## Required task
Could you copy exactly the lines from the start of the records through the one containing "width=198pt, minimum height=28pt]", both included, and leave out the pictures?
+ + + + + + +
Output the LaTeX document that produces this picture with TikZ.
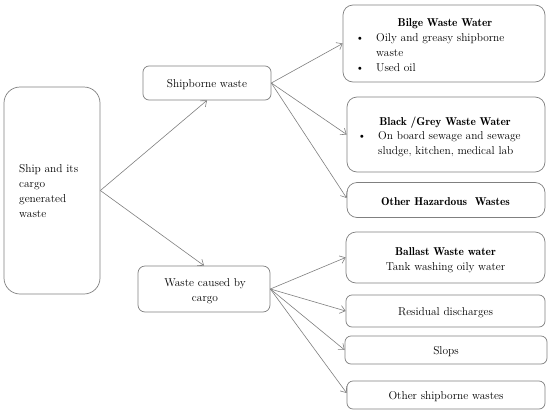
\documentclass[tikz,border=0pt]{standalone}
\usetikzlibrary{arrows.meta}
\begin{document}
\begin{tikzpicture}[x=1pt,y=-1pt,
  box/.style={draw=black!50, line width=0.7pt, rounded corners=#1, inner sep=0pt},
  box/.default=10pt,
  txt/.style={inner sep=0pt, font=\fontsize{11.4}{15}\selectfont, text=black},
  btxt/.style={txt, font=\fontsize{11.4}{15}\fontseries{b}\selectfont},
  conn/.style={draw=black!50, line width=0.6pt, -{Straight Barb[length=5pt,width=8pt]}}
]
\useasboundingbox (0,0) rectangle (550,413);
\fill[white] (0,0) rectangle (550,413);

% boxes
\node[box=16pt, minimum width=96pt, minimum height=207pt] (src) at (52,190.5) {};
\node[box=6pt, minimum width=128pt, minimum height=34pt] (ship) at (207,83) {};
\node[box=7pt, minimum width=132pt, minimum height=46pt] (cargo) at (204,289) {};
\node[box, minimum width=202pt, minimum height=77pt] (bilge) at (444,43.5) {};
\node[box, minimum width=198pt, minimum height=75pt] (black) at (446,134.5) {};
\node[box, minimum width=198pt, minimum height=35pt] (haz) at (446,200) {};
\node[box, minimum width=199pt, minimum height=51pt] (ballast) at (445.5,257.5) {};
\node[box=6pt, minimum width=199pt, minimum height=32pt] (resid) at (445.5,311) {};
\node[box=6pt, minimum width=202pt, minimum height=28pt] (slops) at (446,350) {};
\node[box=6pt, minimum width=198pt, minimum height=28pt] (other) at (446,395) {};

% texts
\node[txt, anchor=base west] (s1) at (19,172) {Ship and its};
\node[txt, anchor=base west] (s2) at (19,187) {cargo};
\node[txt, anchor=base west] (s3) at (19,202) {generated};
\node[txt, anchor=base west] (s4) at (19,217) {waste};

\node[txt, anchor=base] (t1) at (207,87) {Shipborne waste};
\node[txt, anchor=base] (c1) at (205,286) {Waste caused by};
\node[txt, anchor=base] (c2) at (205,301) {cargo};

\node[btxt, anchor=base] (bt) at (445,26) {Bilge Waste Water};
\node[txt, anchor=base] (bb1) at (360,41) {\textbullet};
\node[txt, anchor=base west] (bl1) at (376,41) {Oily and greasy shipborne};
\node[txt, anchor=base west] (bl2) at (376,56) {waste};
\node[txt, anchor=base] (bb2) at (360,71) {\textbullet};
\node[txt, anchor=base west] (bl3) at (376,71) {Used oil};

\node[btxt, anchor=base] (kt) at (445,125) {Black /Grey Waste Water};
\node[txt, anchor=base] (kb1) at (362,139) {\textbullet};
\node[txt, anchor=base west] (kl1) at (378,139) {On board sewage and sewage};
\node[txt, anchor=base west] (kl2) at (378,154) {sludge, kitchen, medical lab};

\node[btxt, anchor=base] (ht) at (445.5,205) {Other Hazardous\ \ Wastes};

\node[btxt, anchor=base] (at) at (445.5,255) {Ballast Waste water};
\node[txt, anchor=base] (al) at (445.5,270) {Tank washing oily water};

\node[txt, anchor=base] (rt) at (445.5,315) {Residual discharges};
\node[txt, anchor=base] (st) at (446,354) {Slops};
\node[txt, anchor=base] (ot) at (446,399) {Other shipborne wastes};

% connectors
\draw[conn] (src.east) -- (ship.south);
\draw[conn] (src.east) -- (cargo.north);
\draw[conn] (ship.east) -- (bilge.west);
\draw[conn] (ship.east) -- (black.west);
\draw[conn] (ship.east) -- ([yshift=2pt]haz.west);
\draw[conn] (cargo.east) -- (ballast.west);
\draw[conn] (cargo.east) -- (resid.west);
\draw[conn] (cargo.east) -- (slops.west);
\draw[conn] (cargo.east) -- ([yshift=2pt]other.west);
\end{tikzpicture}
\end{document}
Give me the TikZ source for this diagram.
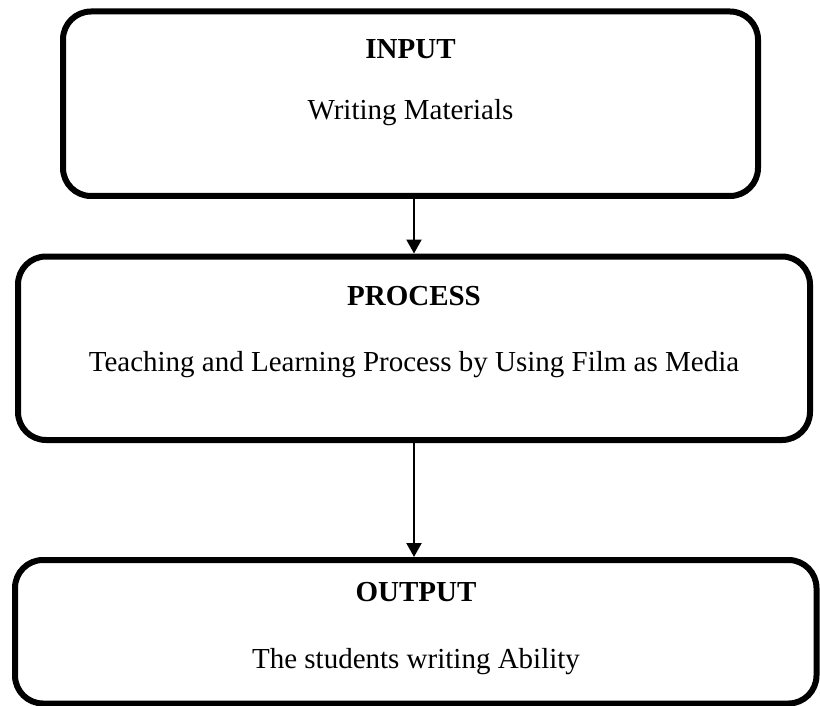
\documentclass[tikz,border=0pt]{standalone}
\usepackage{fontspec}
\setmainfont{Liberation Serif}
\usetikzlibrary{arrows.meta}
\begin{document}
\begin{tikzpicture}[x=1pt,y=-1pt,
  stagebox/.style={draw=black, line width=6pt, rounded corners=28pt,
    inner sep=0pt, outer sep=3pt, fill=none},
  heading/.style={anchor=base, inner sep=0pt,
    font=\fontsize{29}{35}\selectfont\bfseries},
  bodytext/.style={anchor=base, inner sep=0pt,
    font=\fontsize{29}{35}\selectfont},
  flow/.style={line width=2.2pt, -{Triangle[width=15pt,length=14pt]}}]
  \useasboundingbox (0,0) rectangle (820,706);

  % stage frames
  \node[stagebox, minimum width=695pt, minimum height=184.5pt] (box1) at (410.5,103.75) {};
  \node[stagebox, minimum width=792pt, minimum height=183.5pt] (box2) at (414,348.25) {};
  \node[stagebox, minimum width=801.5pt, minimum height=143.5pt] (box3) at (415.75,631.75) {};

  % stage texts
  \node[heading]  (t1) at (410.5,59) {INPUT};
  \node[bodytext] (b1) at (410.5,120) {Writing Materials};
  \node[heading]  (t2) at (414,305) {PROCESS};
  \node[bodytext] (b2) at (414,371) {Teaching and Learning Process by Using Film as Media};
  \node[heading]  (t3) at (416,601) {OUTPUT};
  \node[bodytext] (b3) at (416,668) {The students writing Ability};

  % flow between stages
  \draw[flow] (box2.north |- box1.south) -- (box2.north);
  \draw[flow] (box2.south) -- (box2.south |- box3.north);
\end{tikzpicture}
\end{document}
+ + + + + + +
## Expected answer
Output the LaTeX document that produces this picture with TikZ.
\documentclass[tikz,border=0pt]{standalone}
\usetikzlibrary{arrows.meta}
\begin{document}
\begin{tikzpicture}[x=1pt,y=-1pt,
  box/.style={draw=black!50, line width=0.7pt, rounded corners=#1, inner sep=0pt},
  box/.default=10pt,
  txt/.style={inner sep=0pt, font=\fontsize{11.4}{15}\selectfont, text=black},
  btxt/.style={txt, font=\fontsize{11.4}{15}\fontseries{b}\selectfont},
  conn/.style={draw=black!50, line width=0.6pt, -{Straight Barb[length=5pt,width=8pt]}}
]
\useasboundingbox (0,0) rectangle (550,413);
\fill[white] (0,0) rectangle (550,413);

% boxes
\node[box=16pt, minimum width=96pt, minimum height=207pt] (src) at (52,190.5) {};
\node[box=6pt, minimum width=128pt, minimum height=34pt] (ship) at (207,83) {};
\node[box=7pt, minimum width=132pt, minimum height=46pt] (cargo) at (204,289) {};
\node[box, minimum width=202pt, minimum height=77pt] (bilge) at (444,43.5) {};
\node[box, minimum width=198pt, minimum height=75pt] (black) at (446,134.5) {};
\node[box, minimum width=198pt, minimum height=35pt] (haz) at (446,200) {};
\node[box, minimum width=199pt, minimum height=51pt] (ballast) at (445.5,257.5) {};
\node[box=6pt, minimum width=199pt, minimum height=32pt] (resid) at (445.5,311) {};
\node[box=6pt, minimum width=202pt, minimum height=28pt] (slops) at (446,350) {};
\node[box=6pt, minimum width=198pt, minimum height=28pt] (other) at (446,395) {};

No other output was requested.